Il s’avère aussi que le jeune PSN a des contacts avec le Parti national-démocrate allemand (NPD). Selon Hans Stutz, des représentants du NPD ont participé à plusieurs reprises à des manifestations du PSN. En dehors de cela, «le PSN agit de manière indépendante.»

A l’image de Marcel Alexander Niggli, professeur de droit pénal à l’Université de Fribourg, Hans Stutz estime qu’un jour ou l’autre, la justice aura à se pencher sur le PSN et son programme. La norme antiraciste ne permet toutefois pas à priori de l’interdire.

Selon le quotidien Neue Luzerner Zeitung, l’Office fédéral de la police considère qu’une interdiction de l’organisation d’extrême droite n’entre pas en ligne de compte. Une telle mesure n’est possible qu’en ultime recours. Elle a été appliquée pour la dernière fois à l’encontre de l’organisation terroriste Al-Qaïda.

Exigence de vigilance


Hans Stutz refuse de dramatiser l’élection du jeune habitant de Günsberg. «Malgré ce succès, l’extrême droite reste un phénomène marginal. Ce n’est pas comme si la peur et l’angoisse avaient envahi nos week-ends. Je ne vois aucun motif de panique. Le danger est plus grand sur la route.»

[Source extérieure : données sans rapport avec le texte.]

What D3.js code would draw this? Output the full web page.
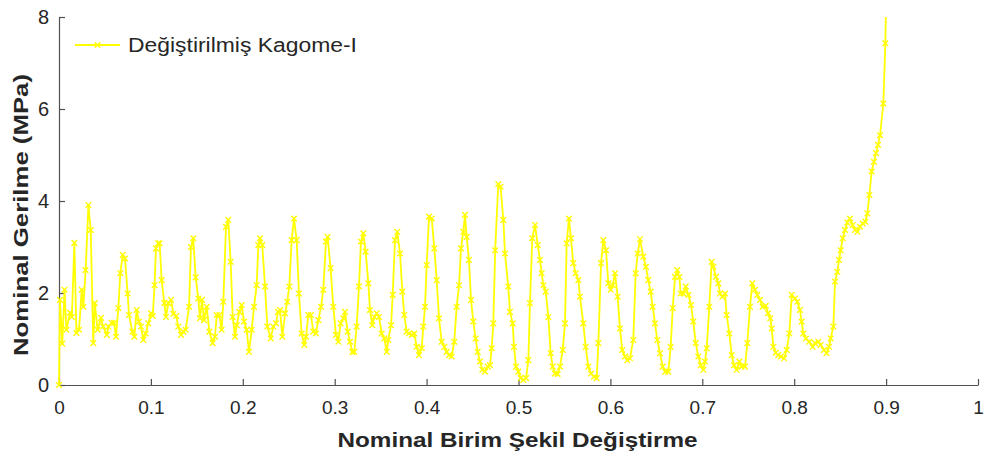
<!DOCTYPE html>
<html>
<head>
<meta charset="utf-8">
<script src="https://cdn.jsdelivr.net/npm/d3@7/dist/d3.min.js"></script>
<style>
  html, body { margin: 0; padding: 0; background: #ffffff; }
  svg { display: block; }
</style>
</head>
<body>
<svg id="chart" width="987" height="461"></svg>
<script>
// Stress–strain curve of the modified Kagome-I lattice
const seriesName = "Değiştirilmiş Kagome-I";
const xTitle = "Nominal Birim Şekil Değiştirme";
const yTitle = "Nominal Gerilme (MPa)";
const xTickValues = [0, 0.1, 0.2, 0.3, 0.4, 0.5, 0.6, 0.7, 0.8, 0.9, 1];
const xTickLabels = ["0", "0.1", "0.2", "0.3", "0.4", "0.5", "0.6", "0.7", "0.8", "0.9", "1"];
const yTickValues = [0, 2, 4, 6, 8];
const yTickLabels = ["0", "2", "4", "6", "8"];

// nominal strain
const strain = [
  0.0000, 0.0010, 0.0036, 0.0060, 0.0080, 0.0120, 0.0140, 0.0167, 0.0190, 0.0218,
  0.0247, 0.0265, 0.0290, 0.0320, 0.0345, 0.0373, 0.0390, 0.0420, 0.0457, 0.0480,
  0.0520, 0.0537, 0.0573, 0.0600, 0.0620, 0.0646, 0.0667, 0.0693, 0.0718, 0.0747,
  0.0762, 0.0798, 0.0820, 0.0845, 0.0870, 0.0892, 0.0918, 0.0943, 0.0972, 0.1001,
  0.1020, 0.1040, 0.1055, 0.1080, 0.1095, 0.1117, 0.1146, 0.1164, 0.1190, 0.1219,
  0.1245, 0.1275, 0.1298, 0.1328, 0.1353, 0.1378, 0.1415, 0.1436, 0.1461, 0.1487,
  0.1516, 0.1534, 0.1556, 0.1578, 0.1607, 0.1636, 0.1672, 0.1697, 0.1716, 0.1744,
  0.1770, 0.1788, 0.1817, 0.1842, 0.1868, 0.1890, 0.1915, 0.1934, 0.1962, 0.1988,
  0.2013, 0.2042, 0.2067, 0.2097, 0.2122, 0.2151, 0.2169, 0.2187, 0.2212, 0.2242,
  0.2267, 0.2304, 0.2332, 0.2361, 0.2383, 0.2405, 0.2430, 0.2460, 0.2484, 0.2506,
  0.2532, 0.2557, 0.2586, 0.2611, 0.2640, 0.2669, 0.2688, 0.2713, 0.2742, 0.2767,
  0.2796, 0.2822, 0.2851, 0.2876, 0.2905, 0.2923, 0.2955, 0.2985, 0.3014, 0.3039,
  0.3065, 0.3094, 0.3112, 0.3141, 0.3166, 0.3192, 0.3213, 0.3239, 0.3264, 0.3286,
  0.3311, 0.3337, 0.3366, 0.3384, 0.3409, 0.3431, 0.3457, 0.3482, 0.3511, 0.3540,
  0.3566, 0.3583, 0.3613, 0.3631, 0.3656, 0.3681, 0.3711, 0.3736, 0.3757, 0.3783,
  0.3808, 0.3838, 0.3866, 0.3892, 0.3917, 0.3947, 0.3964, 0.3983, 0.4001, 0.4026,
  0.4056, 0.4084, 0.4110, 0.4135, 0.4164, 0.4193, 0.4219, 0.4244, 0.4273, 0.4301,
  0.4327, 0.4353, 0.4374, 0.4399, 0.4418, 0.4436, 0.4461, 0.4483, 0.4508, 0.4534,
  0.4556, 0.4581, 0.4606, 0.4635, 0.4665, 0.4690, 0.4708, 0.4726, 0.4746, 0.4780,
  0.4805, 0.4835, 0.4853, 0.4889, 0.4907, 0.4937, 0.4951, 0.4973, 0.4998, 0.5024,
  0.5052, 0.5082, 0.5107, 0.5125, 0.5150, 0.5180, 0.5209, 0.5234, 0.5252, 0.5270,
  0.5296, 0.5325, 0.5350, 0.5372, 0.5397, 0.5426, 0.5452, 0.5481, 0.5506, 0.5524,
  0.5549, 0.5571, 0.5596, 0.5622, 0.5651, 0.5669, 0.5705, 0.5731, 0.5760, 0.5789,
  0.5822, 0.5851, 0.5869, 0.5898, 0.5923, 0.5952, 0.5977, 0.6003, 0.6025, 0.6050,
  0.6079, 0.6104, 0.6129, 0.6159, 0.6184, 0.6213, 0.6249, 0.6275, 0.6297, 0.6322,
  0.6358, 0.6387, 0.6412, 0.6438, 0.6460, 0.6485, 0.6510, 0.6540, 0.6569, 0.6597,
  0.6630, 0.6656, 0.6678, 0.6703, 0.6728, 0.6750, 0.6765, 0.6794, 0.6820, 0.6849,
  0.6877, 0.6902, 0.6928, 0.6957, 0.6983, 0.7011, 0.7029, 0.7048, 0.7076, 0.7102,
  0.7120, 0.7149, 0.7174, 0.7193, 0.7218, 0.7247, 0.7265, 0.7294, 0.7320, 0.7345,
  0.7374, 0.7403, 0.7428, 0.7465, 0.7490, 0.7519, 0.7544, 0.7573, 0.7599, 0.7628,
  0.7657, 0.7690, 0.7715, 0.7740, 0.7755, 0.7773, 0.7800, 0.7827, 0.7855, 0.7890,
  0.7918, 0.7947, 0.7973, 0.8009, 0.8034, 0.8063, 0.8081, 0.8099, 0.8128, 0.8164,
  0.8201, 0.8226, 0.8262, 0.8288, 0.8324, 0.8353, 0.8379, 0.8397, 0.8426, 0.8444,
  0.8469, 0.8487, 0.8506, 0.8528, 0.8553, 0.8578, 0.8607, 0.8637, 0.8662, 0.8687,
  0.8716, 0.8746, 0.8774, 0.8796, 0.8818, 0.8843, 0.8868, 0.8890, 0.8912, 0.8934,
  0.8970, 0.8992, 0.9000
];

// nominal stress, MPa
const stress = [
  0.00, 1.85, 0.90, 2.07, 1.20, 1.57, 1.48, 3.09, 1.13, 1.20,
  2.07, 1.70, 2.50, 3.91, 3.37, 0.91, 1.78, 1.20, 1.46, 1.27,
  1.09, 1.27, 1.35, 1.35, 1.05, 1.67, 2.43, 2.83, 2.75, 1.99,
  1.52, 1.16, 1.05, 1.63, 1.38, 1.27, 0.98, 1.12, 1.34, 1.56,
  1.50, 2.17, 2.97, 3.08, 3.08, 2.28, 1.78, 1.48, 1.78, 1.85,
  1.55, 1.50, 1.27, 1.09, 1.16, 1.20, 1.70, 3.00, 3.19, 2.34,
  1.88, 1.45, 1.85, 1.41, 1.70, 1.16, 0.91, 1.05, 1.52, 1.52,
  1.20, 1.81, 3.44, 3.59, 2.68, 1.48, 1.05, 1.30, 1.59, 1.74,
  1.38, 1.20, 0.72, 1.20, 1.70, 2.17, 3.04, 3.19, 3.04, 2.14,
  1.27, 1.01, 1.27, 1.34, 1.59, 1.63, 1.05, 1.56, 1.81, 2.14,
  3.15, 3.62, 3.15, 1.99, 1.12, 0.87, 1.05, 1.52, 1.52, 1.16,
  1.12, 1.41, 1.70, 2.07, 3.12, 3.22, 2.54, 1.70, 1.09, 0.94,
  1.34, 1.45, 1.59, 1.16, 0.94, 0.72, 0.72, 1.27, 2.14, 3.12,
  3.30, 2.90, 2.21, 1.63, 1.30, 1.48, 1.56, 1.48, 1.12, 1.01,
  0.72, 0.98, 1.30, 1.96, 3.15, 3.33, 2.86, 2.03, 1.52, 1.16,
  1.12, 1.09, 1.12, 0.83, 0.65, 0.80, 1.27, 1.70, 2.61, 3.66,
  3.62, 2.97, 2.28, 1.45, 0.94, 0.83, 0.72, 0.65, 0.62, 0.94,
  1.70, 2.17, 2.97, 3.33, 3.70, 3.22, 2.72, 1.85, 1.38, 1.01,
  0.72, 0.51, 0.33, 0.29, 0.40, 0.43, 0.80, 1.34, 2.93, 4.37,
  4.31, 3.59, 2.86, 2.14, 1.59, 1.34, 0.83, 0.40, 0.29, 0.15,
  0.11, 0.15, 0.54, 1.78, 3.19, 3.48, 3.04, 2.72, 2.43, 2.17,
  2.03, 1.48, 0.69, 0.40, 0.25, 0.24, 0.40, 0.76, 1.34, 3.08,
  3.62, 3.19, 2.65, 2.43, 2.28, 1.92, 1.34, 0.83, 0.40, 0.25,
  0.18, 0.15, 0.91, 2.65, 3.15, 2.93, 2.21, 2.07, 2.17, 2.43,
  1.92, 1.23, 0.76, 0.62, 0.54, 0.58, 0.98, 2.43, 2.86, 3.17,
  2.79, 2.57, 2.28, 2.03, 1.70, 1.34, 0.98, 0.69, 0.40, 0.29,
  0.29, 0.83, 1.67, 2.35, 2.50, 2.35, 1.99, 1.99, 2.14, 1.96,
  1.74, 1.38, 0.91, 0.62, 0.43, 0.33, 0.51, 0.80, 1.70, 2.68,
  2.57, 2.35, 2.21, 1.99, 1.92, 1.99, 1.52, 1.12, 0.65, 0.43,
  0.33, 0.51, 0.40, 0.40, 0.91, 1.70, 2.21, 2.07, 1.96, 1.85,
  1.70, 1.72, 1.56, 1.45, 1.23, 0.83, 0.70, 0.65, 0.62, 0.58,
  0.76, 1.12, 1.96, 1.88, 1.81, 1.63, 1.38, 1.12, 1.01, 0.94,
  0.83, 0.91, 0.94, 0.87, 0.76, 0.69, 0.83, 1.01, 1.27, 2.25,
  2.46, 2.72, 2.93, 3.19, 3.37, 3.53, 3.62, 3.48, 3.37, 3.33,
  3.44, 3.51, 3.55, 3.73, 4.13, 4.64, 4.85, 5.04, 5.22, 5.43,
  6.12, 7.43, 8.40
];

const lineColor = "#ffff00";
const axisColor = "#505050";
const textColor = "#262626";

const svg = d3.select("#chart");
const plot = { left: 59, right: 978, top: 17, bottom: 385 };

const x = d3.scaleLinear().domain([0, 1]).range([plot.left, plot.right]);
const y = d3.scaleLinear().domain([0, 8]).range([plot.bottom, plot.top]);

const data = strain.map((s, i) => ({ s, p: stress[i] }));

// keep the rising tail inside the top of the axes
svg.append("defs").append("clipPath").attr("id", "plot-clip")
  .append("rect")
  .attr("x", plot.left - 10).attr("y", plot.top)
  .attr("width", plot.right - plot.left + 20)
  .attr("height", plot.bottom - plot.top + 15);

// axes: inward ticks, left and bottom only
const xAxis = d3.axisBottom(x)
  .tickValues(xTickValues)
  .tickFormat((d, i) => xTickLabels[i])
  .tickSizeInner(-6).tickSizeOuter(0).tickPadding(16);

const yAxis = d3.axisLeft(y)
  .tickValues(yTickValues)
  .tickFormat((d, i) => yTickLabels[i])
  .tickSizeInner(-6).tickSizeOuter(0).tickPadding(10);

const gx = svg.append("g")
  .attr("transform", `translate(0,${plot.bottom})`)
  .call(xAxis);
const gy = svg.append("g")
  .attr("transform", `translate(${plot.left},0)`)
  .call(yAxis);

[gx, gy].forEach(g => {
  g.select(".domain").attr("stroke", axisColor).attr("stroke-width", 1.2);
  g.selectAll(".tick line").attr("stroke", axisColor).attr("stroke-width", 1.2);
  g.selectAll(".tick text")
    .attr("fill", textColor)
    .style("font-family", "'Liberation Sans', Arial, sans-serif");
});
gx.selectAll(".tick text").style("font-size", "19px");
gy.selectAll(".tick text").style("font-size", "20px");

// curve with x markers
const g = svg.append("g").attr("clip-path", "url(#plot-clip)");

g.append("path")
  .datum(data)
  .attr("fill", "none")
  .attr("stroke", lineColor)
  .attr("stroke-width", 1.8)
  .attr("stroke-linejoin", "round")
  .attr("d", d3.line().x(d => x(d.s)).y(d => y(d.p)));

const m = 2.8;
const crossPath = `M${-m},${-m}L${m},${m}M${-m},${m}L${m},${-m}`;
g.selectAll("path.mk")
  .data(data)
  .join("path")
  .attr("class", "mk")
  .attr("transform", d => `translate(${x(d.s)},${y(d.p)})`)
  .attr("d", crossPath)
  .attr("stroke", lineColor)
  .attr("stroke-width", 1.4)
  .attr("fill", "none");

// legend
const legend = svg.append("g").attr("transform", "translate(75,45)");
legend.append("line")
  .attr("x1", 0).attr("x2", 45).attr("y1", 0).attr("y2", 0)
  .attr("stroke", lineColor).attr("stroke-width", 1.8);
legend.append("path")
  .attr("transform", "translate(22.5,0)")
  .attr("d", crossPath)
  .attr("stroke", lineColor).attr("stroke-width", 1.4);
legend.append("text")
  .attr("x", 53).attr("y", 0).attr("dy", "0.35em")
  .attr("fill", textColor)
  .style("font-family", "'Liberation Sans', Arial, sans-serif")
  .style("font-size", "20px")
  .attr("textLength", 229).attr("lengthAdjust", "spacingAndGlyphs")
  .text(seriesName);

// axis titles
svg.append("text")
  .attr("x", (plot.left + plot.right) / 2 - 1).attr("y", 447)
  .attr("text-anchor", "middle")
  .attr("fill", textColor)
  .style("font-family", "'Liberation Sans', Arial, sans-serif")
  .style("font-size", "21px").style("font-weight", "bold")
  .attr("textLength", 360).attr("lengthAdjust", "spacingAndGlyphs")
  .text(xTitle);

svg.append("text")
  .attr("transform", `translate(28,${(plot.top + plot.bottom) / 2 + 14}) rotate(-90)`)
  .attr("text-anchor", "middle")
  .attr("fill", textColor)
  .style("font-family", "'Liberation Sans', Arial, sans-serif")
  .style("font-size", "21px").style("font-weight", "bold")
  .attr("textLength", 282).attr("lengthAdjust", "spacingAndGlyphs")
  .text(yTitle);
</script>
</body>
</html>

La vigilance toutefois s’impose. Et ce n’est pas nouveau. «Nous devons garder les oreilles et les yeux ouverts. Et ne pas hésiter à s’exprimer lorsqu’on est confronté à des actes ou des déclarations extrémistes.»

swissinfo, Gaby Ochsenbein
(Traduction: Pierre-François Besson)

(* Sur demande de la personne, swissinfo.ch a anonymisé l’article ultérieurement)  

La scène de l’extrême droite en Suisse se compose d’une multitude de groupuscules
Ils développent et diffusent leurs idées grâce à Internet notamment
Selon le rapport sur l’extrémisme 2004 de la Confédération, sur un millier d’extrémistes de droite, 800 appartiennent ou sont sympathisants d’organisations.
L’âge moyen de ces extrémistes de droite se situe entre 16 et 22 ans.
Le PSN a été créé en septembre 2000 par les activistes du groupuscule skinhead «Blood & Honour». Il compte entre 100 et 130 membres.

– Le PSN a participé à plusieurs élections. Son candidat pour les dernières élections au Conseil national (Chambre basse du parlement fédéral) n’a obtenu qu’un résultat modeste dans le canton d’Argovie.

– En octobre 2004 par contre, son représentant Tobias Hirschi (20 ans) a été élu au parlement communal de Langenthal, dans le canton de Berne.

– Et le 24 avril dernier, X (20 ans) a fait son entrée à l’exécutif de Günsberg, dans le canton de Soleure.